Dorothy uses both hands as a bullhorn and yells, “It serves you right for keeping all your eggs in one bastard!”
“You of all people ought to know by now that trying to hold onto someone who doesn’t love you is like trying to hold water in your hands,” Wayne tells me. “What you need is a makeover. A serious overhaul. If you want to catch a big fish you’ve got to dangle some tasty bait.”
Kate says, “Tut, tut. She doesn’t want to catch any fish. She only wants to live her dreams. But perhaps it is better to wake up after all, even to suffer, rather than to remain a dupe to illusions all one’s life.”
My mother doesn’t look up from the candles on the birthday cake.
Zora taps her ash on the cake and says, “Don’t be a fool. It’s like milking a bear to get cream for your morning coffee. It is a whole lot of trouble, and then not worth much after you get it. Just tell yourself that no one can deny the pleasure of your company.”
Meryl Streep stops smiling to carp at me, “You think too much and do too little—you could learn something from an actor. Maybe this is your reality check. You think you’re so smart? Cut the adverbs, already. And don’t tell the actor what to do with her hands—It’s condescending. What am I, a fucking puppet?”
“Too many long words,” Bette Davis rolls her eyes. “Who knows what they mean? Nobody loves you more for saying them, you know.”
“Maybe you’d be better at writing a novel,” suggests Lady Gaga. “Or an autobiography. Or a dictionary. Or a thank you note. Or a grocery list.”
I just stand here dripping on the floor with a phone in my hand.

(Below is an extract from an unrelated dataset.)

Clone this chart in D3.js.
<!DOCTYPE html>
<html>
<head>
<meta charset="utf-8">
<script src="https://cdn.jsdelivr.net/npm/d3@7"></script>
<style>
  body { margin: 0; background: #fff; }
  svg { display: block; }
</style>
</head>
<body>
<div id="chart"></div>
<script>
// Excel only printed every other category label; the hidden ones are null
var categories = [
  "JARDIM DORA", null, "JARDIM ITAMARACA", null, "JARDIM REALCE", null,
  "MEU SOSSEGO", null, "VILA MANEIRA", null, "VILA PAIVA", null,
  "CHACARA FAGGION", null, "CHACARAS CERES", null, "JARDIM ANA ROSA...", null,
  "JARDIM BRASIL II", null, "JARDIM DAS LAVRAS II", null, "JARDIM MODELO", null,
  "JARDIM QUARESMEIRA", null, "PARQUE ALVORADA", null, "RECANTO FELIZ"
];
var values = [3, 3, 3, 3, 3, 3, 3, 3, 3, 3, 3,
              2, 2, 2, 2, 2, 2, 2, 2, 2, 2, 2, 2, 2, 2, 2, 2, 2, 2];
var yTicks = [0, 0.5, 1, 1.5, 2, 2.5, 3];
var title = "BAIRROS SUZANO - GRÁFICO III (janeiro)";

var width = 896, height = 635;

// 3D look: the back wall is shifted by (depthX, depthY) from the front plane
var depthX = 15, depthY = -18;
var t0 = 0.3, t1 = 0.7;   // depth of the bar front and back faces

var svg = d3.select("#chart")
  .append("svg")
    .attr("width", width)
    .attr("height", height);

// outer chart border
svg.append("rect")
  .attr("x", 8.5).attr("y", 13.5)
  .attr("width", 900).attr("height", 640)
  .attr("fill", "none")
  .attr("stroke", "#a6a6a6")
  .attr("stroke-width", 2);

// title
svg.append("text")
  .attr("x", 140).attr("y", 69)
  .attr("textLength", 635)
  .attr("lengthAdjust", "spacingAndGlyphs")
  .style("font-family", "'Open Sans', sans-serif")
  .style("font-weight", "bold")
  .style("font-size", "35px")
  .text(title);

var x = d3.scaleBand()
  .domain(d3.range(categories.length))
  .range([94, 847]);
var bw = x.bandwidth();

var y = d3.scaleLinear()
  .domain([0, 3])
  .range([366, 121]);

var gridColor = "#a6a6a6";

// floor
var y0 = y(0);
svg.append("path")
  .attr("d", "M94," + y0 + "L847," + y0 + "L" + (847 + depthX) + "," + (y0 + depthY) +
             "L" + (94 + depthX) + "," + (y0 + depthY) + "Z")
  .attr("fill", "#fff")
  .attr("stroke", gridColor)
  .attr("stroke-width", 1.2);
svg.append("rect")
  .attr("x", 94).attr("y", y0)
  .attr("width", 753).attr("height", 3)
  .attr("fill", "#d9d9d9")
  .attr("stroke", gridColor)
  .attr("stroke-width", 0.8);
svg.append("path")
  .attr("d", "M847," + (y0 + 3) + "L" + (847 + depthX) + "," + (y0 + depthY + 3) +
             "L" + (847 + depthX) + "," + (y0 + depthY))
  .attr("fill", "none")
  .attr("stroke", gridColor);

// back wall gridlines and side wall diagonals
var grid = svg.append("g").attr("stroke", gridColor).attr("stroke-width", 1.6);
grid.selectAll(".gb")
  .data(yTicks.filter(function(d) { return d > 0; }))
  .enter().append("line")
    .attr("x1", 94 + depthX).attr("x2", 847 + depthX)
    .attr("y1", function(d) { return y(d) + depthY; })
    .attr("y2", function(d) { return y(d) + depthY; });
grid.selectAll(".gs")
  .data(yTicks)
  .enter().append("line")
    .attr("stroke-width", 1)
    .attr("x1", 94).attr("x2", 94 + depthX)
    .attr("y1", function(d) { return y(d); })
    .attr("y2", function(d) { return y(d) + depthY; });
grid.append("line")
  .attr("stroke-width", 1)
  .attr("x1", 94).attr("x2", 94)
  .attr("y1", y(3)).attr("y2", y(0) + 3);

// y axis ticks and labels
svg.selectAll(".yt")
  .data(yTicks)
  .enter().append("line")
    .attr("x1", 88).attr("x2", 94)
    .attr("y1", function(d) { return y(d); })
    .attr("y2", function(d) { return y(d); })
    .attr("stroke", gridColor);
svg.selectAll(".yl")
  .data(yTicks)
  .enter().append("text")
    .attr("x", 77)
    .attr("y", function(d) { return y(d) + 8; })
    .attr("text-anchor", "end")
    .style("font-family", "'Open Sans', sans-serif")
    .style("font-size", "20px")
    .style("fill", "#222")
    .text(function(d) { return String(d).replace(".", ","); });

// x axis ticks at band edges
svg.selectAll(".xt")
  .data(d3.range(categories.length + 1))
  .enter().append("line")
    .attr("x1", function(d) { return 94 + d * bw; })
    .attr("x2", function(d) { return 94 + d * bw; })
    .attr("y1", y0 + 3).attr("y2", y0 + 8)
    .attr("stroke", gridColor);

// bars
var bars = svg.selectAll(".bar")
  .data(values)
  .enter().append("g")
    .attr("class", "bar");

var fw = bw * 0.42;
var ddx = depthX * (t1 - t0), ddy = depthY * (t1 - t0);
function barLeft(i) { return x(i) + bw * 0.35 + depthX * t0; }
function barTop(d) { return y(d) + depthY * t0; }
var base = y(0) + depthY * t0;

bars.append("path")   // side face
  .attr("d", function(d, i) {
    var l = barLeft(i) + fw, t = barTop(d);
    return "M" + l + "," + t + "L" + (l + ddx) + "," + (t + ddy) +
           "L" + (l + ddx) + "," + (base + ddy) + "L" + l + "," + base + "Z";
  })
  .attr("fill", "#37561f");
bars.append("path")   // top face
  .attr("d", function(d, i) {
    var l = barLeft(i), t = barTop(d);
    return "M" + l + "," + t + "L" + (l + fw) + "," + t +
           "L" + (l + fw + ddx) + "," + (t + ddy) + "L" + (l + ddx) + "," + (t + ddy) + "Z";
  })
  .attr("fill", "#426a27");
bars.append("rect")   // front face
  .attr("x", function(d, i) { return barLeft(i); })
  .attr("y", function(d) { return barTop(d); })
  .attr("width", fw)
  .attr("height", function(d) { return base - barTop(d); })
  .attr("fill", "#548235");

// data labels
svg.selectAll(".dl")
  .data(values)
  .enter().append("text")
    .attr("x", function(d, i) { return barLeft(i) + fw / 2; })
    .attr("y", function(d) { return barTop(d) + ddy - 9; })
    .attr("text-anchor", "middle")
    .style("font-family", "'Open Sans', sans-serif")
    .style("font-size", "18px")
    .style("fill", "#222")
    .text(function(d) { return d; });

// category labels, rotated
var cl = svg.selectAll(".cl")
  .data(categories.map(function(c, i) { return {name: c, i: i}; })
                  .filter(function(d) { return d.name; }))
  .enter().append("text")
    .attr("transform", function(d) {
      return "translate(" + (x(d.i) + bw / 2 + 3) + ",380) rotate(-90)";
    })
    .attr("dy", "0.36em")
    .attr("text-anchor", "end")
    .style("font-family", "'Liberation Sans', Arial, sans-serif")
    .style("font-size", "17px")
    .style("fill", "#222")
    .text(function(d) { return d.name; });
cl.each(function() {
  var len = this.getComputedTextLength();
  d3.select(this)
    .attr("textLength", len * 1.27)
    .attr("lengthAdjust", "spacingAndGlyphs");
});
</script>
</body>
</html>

Arthur says, “I don’t know the answer. But can you tell me the name of a classical Greek shoemaker?” He laughs and looks at Marilyn, who doesn’t budge. He turns back to me: “All I can tell you is the word ‘now’ is like a bomb through the window, and it ticks.”
Zora uses her middle finger to flick the cigarette out the car window. “The present was an egg laid by the past that had the future inside its shell.”
Truman waves his hand in the air. ”All literature is gossip.”
“You should listen to Truman.” Wayne smiles and bats his eyes. “Truman is hot.”
Kate hugs herself and intones to the ceiling: “The voice of the sea speaks to the soul. The touch of the sea is sensuous, enfolding the body in its soft, close embrace.”
Dorothy whispers, “Ducking for apples — change one letter and it’s the story of my life.” She mouths the word “fucking” to make sure I understand.
My mother doesn’t say a word. She doesn’t even look up from the candles on the birthday cake.
I’ve been thinking a lot about actors and how they speak for us all. The scene I’ve written above loses its charm on the page but if some fabulous actors would say those lines, you could see what I was trying to do. Philip Seymour Hoffman could have played all the parts in the scene above, every one, including me, he could have stood there naked and dripping without saying a word and he could have done it in a way that showed me something I hadn’t noticed before. PSH was one of those who spoke a huge, resonant, ringing truth. He spoke for me. It wasn’t just the lines he said, although he certainly had some killer lines, it was something inside him that made meaning. If I were the type to put photos on my wall, I’d have one of Philip Seymour Hoffman.
I’m surprised that the death of a person I never met makes me feel so fucking sad.
(BTW, this is a chapter adapted from my last novel, What Would Water Do. The novel failed but it did have some good parts.)
I love this so hard. And your novel didn’t fail. It couldn’t possibly. It was simply not discovered properly.
The fine art of discovery. A cross between striptease, an unveiling, and an aha moment. Some day I hope we can have a cup of something and talk about how to do that right. Thank you for reading, Laurel.
This doesn’t lose a fraction of charm on the page. And I would love to read that novel-in-waiting.
But can’t you just see Hoffman’s Capote fiddling with his hair? I’d tell Hoffman’s Capote anything he wanted to know. xoox
I love this piece. It came to life for me.
I could swear I rode up the gondola with PSH one time. He wore goggles and a brown beenie. He wore the same beenie on Conan a few weeks later. He will be missed.
Shame on Holly.
How I would have liked to have stood there too, listening to the lovely words wafting over my head – the languid discussion, the terrible truths!
Oh damn you’ve got some good ones in there… whore, bear, egg. Makes me wanna write. See if I can pop off some nifty one’s too. You’re so f’ing good. When those dip shits finally discover you I’m gonna brag I know you. I’ll load it up with lies too… openings in Paris, red carpets in New York, stupid drunk sambas through the streets of Rio. Ya know, in that video clip PSH started out grating against my macho psyche then turned to wresting a tear from my sloppy sentimentality… he really was good. But I so want to slap him. When I was in high school a drug addled friend of mine blew his brains out when the cops cornered him and a return to prison loomed. These stories make me mad at the loss, and the pain to everyone else.